We can multiply 14 by ${u_{j}^*}$ and 15 by ${u_{i}}$, integrate between limits ${a}$ and ${b}$ such that the boundary conditions above are satisfied (Such boundary conditions usually exist in quantum mechanics. For example, in a one-dimensional problem with a potential of infinite range (such as the harmonic oscillator) if ${a=-\infty}$ and ${b=+\infty}$, the wave function is required to be zero at both limits in order for it to be normalizable.) and then take the difference we get:

$\displaystyle \int_{a}^{b}u_{j}^*Lu_{i}\: dx-\int_{a}^{b}u_{i}L^*u_{j}^*\: dx=(\lambda_{j}^*-\lambda_{i})\int_{a}^{b}u_{i}u_{j}^*w\: dx \ \ \ \ \ (16)$

If ${L}$ is Hermitian, the left-hand side of this equation is zero. This leads to two important results. First, if ${i=j}$, then provided we assume that neither ${u_{i}}$ nor ${w}$ are zero everywhere, the integral on the right must be non-zero.

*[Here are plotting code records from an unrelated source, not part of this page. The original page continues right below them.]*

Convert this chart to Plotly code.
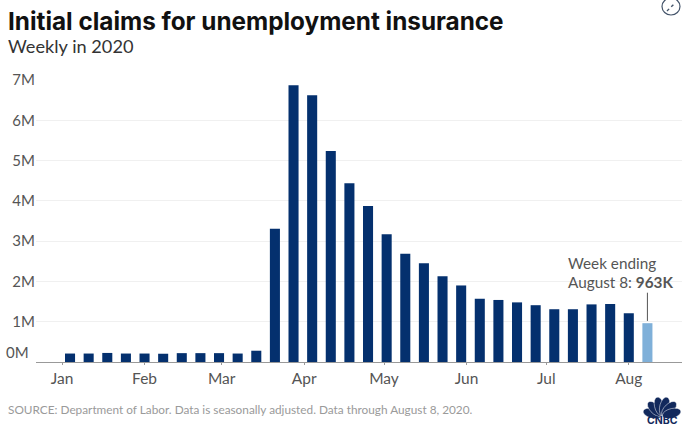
import numpy as np
import plotly.graph_objects as go

week_ending = ["2020-01-04","2020-01-11","2020-01-18","2020-01-25","2020-02-01","2020-02-08","2020-02-15","2020-02-22",
               "2020-02-29","2020-03-07","2020-03-14","2020-03-21","2020-03-28","2020-04-04","2020-04-11","2020-04-18",
               "2020-04-25","2020-05-02","2020-05-09","2020-05-16","2020-05-23","2020-05-30","2020-06-06","2020-06-13",
               "2020-06-20","2020-06-27","2020-07-04","2020-07-11","2020-07-18","2020-07-25","2020-08-01","2020-08-08"]
claims_m = [0.21,0.21,0.225,0.21,0.21,0.205,0.22,0.22,0.22,0.21,0.28,3.31,6.87,6.62,5.24,4.44,
            3.87,3.17,2.69,2.45,2.13,1.90,1.57,1.54,1.48,1.41,1.31,1.31,1.43,1.44,1.21,0.963]
month_ticks = ["2020-01-01","2020-02-01","2020-03-01","2020-04-01","2020-05-01","2020-06-01","2020-07-01","2020-08-01"]
month_labels = ["Jan","Feb","Mar","Apr","May","Jun","Jul","Aug"]
y_ticks = [1,2,3,4,5,6,7]
y_labels = ["1M","2M","3M","4M","5M","6M","7M"]

W, H = 688, 431
L, R, T, B = 36, 682, 80, 362
FONT = "Lato"
NAVY = "#04306e"
px = lambda v: (v - L) / (R - L)
py = lambda v: (B - v) / (B - T)

colors = [NAVY] * (len(claims_m) - 1) + ["#7fb0d9"]
fig = go.Figure(go.Bar(x=week_ending, y=claims_m, marker=dict(color=colors, line_width=0), hoverinfo="skip"))

shapes = [dict(type="line", xref="x", yref="y", x0=week_ending[-1], x1=week_ending[-1],
               y0=1.02, y1=1.72, line=dict(color="#555555", width=1))]

# expand icon, top right
shapes.append(dict(type="circle", xref="paper", yref="paper", x0=px(662), x1=px(680), y0=py(15), y1=py(-2),
                   line=dict(color="#44546a", width=1.2)))
shapes.append(dict(type="line", xref="paper", yref="paper", x0=px(667), x1=px(675), y0=py(11), y1=py(3),
                   line=dict(color="#44546a", width=1.4, dash="dot")))

# peacock logo
cx, cy = 662, 416
for ang in [-75, -45, -15, 15, 45, 75]:
    a = np.radians(ang)
    t = np.linspace(0, 2 * np.pi, 18)
    ex = 4.8 * np.sin(t)
    ey = 10.0 + 9.5 * np.cos(t)
    X = cx + ex * np.cos(a) + ey * np.sin(a)
    Y = cy + ex * np.sin(a) - ey * np.cos(a)
    path = "M" + "L".join(f"{px(p):.5f},{py(q):.5f}" for p, q in zip(X, Y)) + "Z"
    shapes.append(dict(type="path", xref="paper", yref="paper", path=path,
                       fillcolor="#12295c", line=dict(color="white", width=0.5)))

def text(x, y, s, size, color, anchor="left", family=FONT):
    return dict(xref="paper", yref="paper", x=px(x), y=py(y), text=s, showarrow=False, xanchor=anchor,
                yanchor="middle", font=dict(family=family, size=size, color=color), align="left",
                xshift=0, yshift=0)

annotations = [
    text(6, 21, "<b>Initial claims for unemployment insurance</b>", 24.3, "#111111", family="Inter"),
    text(6, 46, "Weekly in 2020", 18.2, "#333333"),
    text(31, 352, "0M", 15, "#555555", "right"),
    text(6, 409, "SOURCE: Department of Labor. Data is seasonally adjusted. Data through August 8, 2020.", 11.8, "#9a9a9a"),
    text(566, 263, "Week ending", 15.3, "#555555"),
    text(566, 282, "August 8: <b>963K</b>", 15.3, "#555555"),
    text(662, 420.5, "<b>CNBC</b>", 10.5, "#12295c", "center", family="Inter"),
]

fig.update_layout(
    width=W, height=H, margin=dict(l=L, r=W - R, t=T, b=H - B, pad=0),
    paper_bgcolor="white", plot_bgcolor="white", bargap=0.46, showlegend=False,
    font=dict(family=FONT, color="#555555"),
    shapes=shapes, annotations=annotations,
    xaxis=dict(type="date", range=["2019-12-22 05:00", "2020-08-21"], tickmode="array", tickvals=month_ticks,
               ticktext=month_labels, ticks="outside", ticklen=2, tickcolor="#999999", showgrid=False,
               showline=True, linecolor="#999999", linewidth=1, tickfont=dict(size=15.5, color="#555555")),
    yaxis=dict(range=[0, 7], tickmode="array", tickvals=y_ticks, ticktext=y_labels, showgrid=True,
               gridcolor="#f0f0f0", gridwidth=1, zeroline=False, ticks="", showline=False,
               tickfont=dict(size=15, color="#555555")),
)
fig.write_html("out.html", config=dict(displayModeBar=False),
               post_script="document.body.style.margin='0';document.documentElement.style.overflow='hidden';")
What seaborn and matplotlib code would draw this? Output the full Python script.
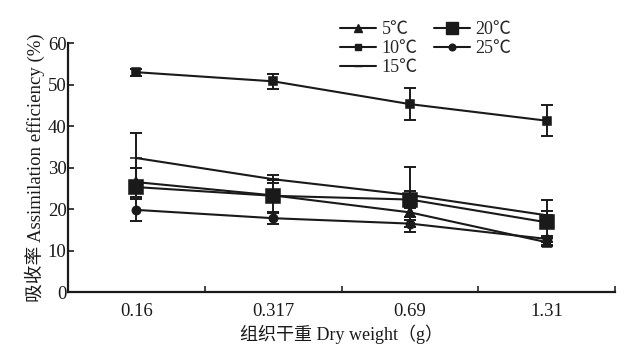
import numpy as np
import matplotlib
matplotlib.use('Agg')
import matplotlib.pyplot as plt
from matplotlib.lines import Line2D
import seaborn as sns

# dry weight classes (g)
weights = ['0.16', '0.317', '0.69', '1.31']

# assimilation efficiency (%) per temperature
t5 = [26.5, 23.3, 19.2, 12.0]
t10 = [53.0, 50.8, 45.3, 41.3]
t15 = [32.3, 27.2, 23.4, 18.5]
t20 = [25.3, 23.2, 22.3, 16.8]
t25 = [19.8, 17.8, 16.5, 12.8]

# error bars (one side, %)
e5 = [3.5, 1.0, 1.0, 1.0]
e10 = [0.8, 1.8, 3.8, 3.8]
e15 = [6.0, 1.0, 1.0, 1.0]
e20 = [1.5, 3.8, 7.8, 5.5]
e25 = [2.7, 1.3, 0.8, 0.8]

series = [
    ('5℃', t5, e5, '^', 7),
    ('10℃', t10, e10, 's', 6),
    ('15℃', t15, e15, '_', 8),
    ('20℃', t20, e20, 's', 10),
    ('25℃', t25, e25, 'o', 6),
]

sns.set_theme(style='ticks')
plt.rcParams['font.family'] = ['Liberation Serif', 'Noto Sans CJK SC', 'DejaVu Sans']
plt.rcParams['axes.unicode_minus'] = False

fig, ax = plt.subplots(figsize=(6.24, 3.51), dpi=100)
fig.subplots_adjust(left=0.109, right=0.986, bottom=0.168, top=0.877)

handles = []
for name, vals, errs, mk, ms in series:
    sns.pointplot(x=weights, y=vals, color='k', markers=mk, linestyles='-',
                  markersize=ms, linewidth=1.5, ax=ax)
    pos = np.arange(len(weights))
    ax.errorbar(pos, vals, yerr=errs, fmt='none', ecolor='k', elinewidth=1.4,
                capsize=4, capthick=1.4)
    handles.append(Line2D([], [], color='k', lw=1.5, marker=mk, markersize=ms * 0.8,
                          label=name))

ax.set_xlim(-0.5, len(weights) - 0.5)
ax.set_ylim(0, 60)
ax.set_yticks(range(0, 61, 10))
ax.set_xticks(np.arange(len(weights)) + 0.5, minor=True)
ax.tick_params(axis='x', which='major', length=0, labelsize=13.5, pad=8)
ax.tick_params(axis='x', which='minor', direction='in', length=4, width=1.2)
ax.tick_params(axis='y', direction='in', length=4, width=1.2, labelsize=13.5, pad=1)
ax.tick_params(colors='k')

sns.despine(ax=ax)
for s in ['left', 'bottom']:
    ax.spines[s].set_linewidth(1.6)
    ax.spines[s].set_color('k')

ax.set_xlabel('组织干重 Dry weight（g）', fontsize=13, color='k', labelpad=3)
ax.set_ylabel('吸收率 Assimilation efficiency (%)', fontsize=13.5, color='k', labelpad=2)

fig.legend(handles=handles, ncol=2, loc='upper left', bbox_to_anchor=(0.525, 0.975),
           frameon=False, fontsize=13, handlelength=2.0, handletextpad=0.3,
           columnspacing=0.9, labelspacing=0.1, borderpad=0.2)

fig.savefig('out.png', dpi=100, facecolor='white')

Therefore we get

$\displaystyle \lambda_{i}^*=\lambda_{i} \ \ \ \ \ (17)$

In other words, the eigenvalues of a Hermitian operator are real. This has a physical interpretation in quantum mechanics, since every quantity representable by a Hermitian operator should be observable.

The other consequence is that if ${i\ne j}$, then if the eigenvalues for distinct solutions are different, the integral on the right must be zero. That is

$\displaystyle \int_{a}^{b}u_{i}u_{j}^*w\: dx=0 \ \ \ \ \ (18)$

if ${i\ne j}$. This condition means that the distinct solutions of 14 are orthogonal functions. Note however that the orthogonality condition may require a weighting function in order for the integral to be zero. In fact, many of the functions encountered in quantum mechanics have ${w(x)\equiv1}$, but there are some notable exceptions such as Laguerre and Hermite polynomials.

We haven’t dealt with the case of degenerate eigenvalues, that is, cases where distinct solutions ${u_{i}}$ and ${u_{j}}$ have the same eigenvalue, but that’s a topic for another post.